I used to be a silver member in Mandrivaclub (two years back I think) - but I got a bit fedup having to pay for access to repositories that provide DKMS versions of proprietary nvidia drivers and such and I didn't like the 3rd party repositories for that stuff because they were messy. I stopped my subscription when I just got fedup of the whole thing and did my own packages. Then just started using Kubuntu instead of Mandriva on my desktops because installing those things was just a simple apt-get install command or using the graphical adept manager.
Change is certain; progress is not obligatory.
Just for the record - non-free packages that can legally be redistributed to the general public (including NVIDIA and ATI proprietary graphics drivers) are now in a public repository, /non-free . They're also included in the One edition of Mandriva. Not trying to argue you out of Ubuntu or anything - just posting for the record in case anyone thinks things are still as they were when you left. :)
I used to be a silver member in Mandrivaclub (two years back I think) - but I got a bit fedup having to pay for access to repositories that provide DKMS versions of proprietary nvidia drivers and such and I didn't like the 3rd party repositories for that stuff because they were messy.
This policy has been abandoned. All repositories except the commercial software ones are available to all at no charge. That includes the repository with the proprietary drivers.

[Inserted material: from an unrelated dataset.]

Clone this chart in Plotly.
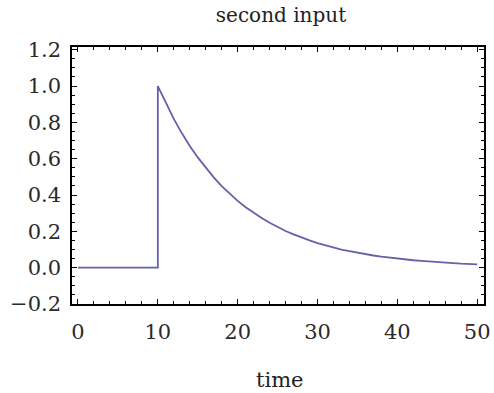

This might not be a big news, but if you do try out the distro then you will know how impressive it is. I am very excited about the final release and am planning on replacing my Ubuntu 8.04 installation on my laptop to Mandriva 2009, as I find Kubuntu Remix 8.04 a bit buggy (this might changed with 8.10 release). The theme for Mandriva 2009 just looks very good and really give out a very good impression.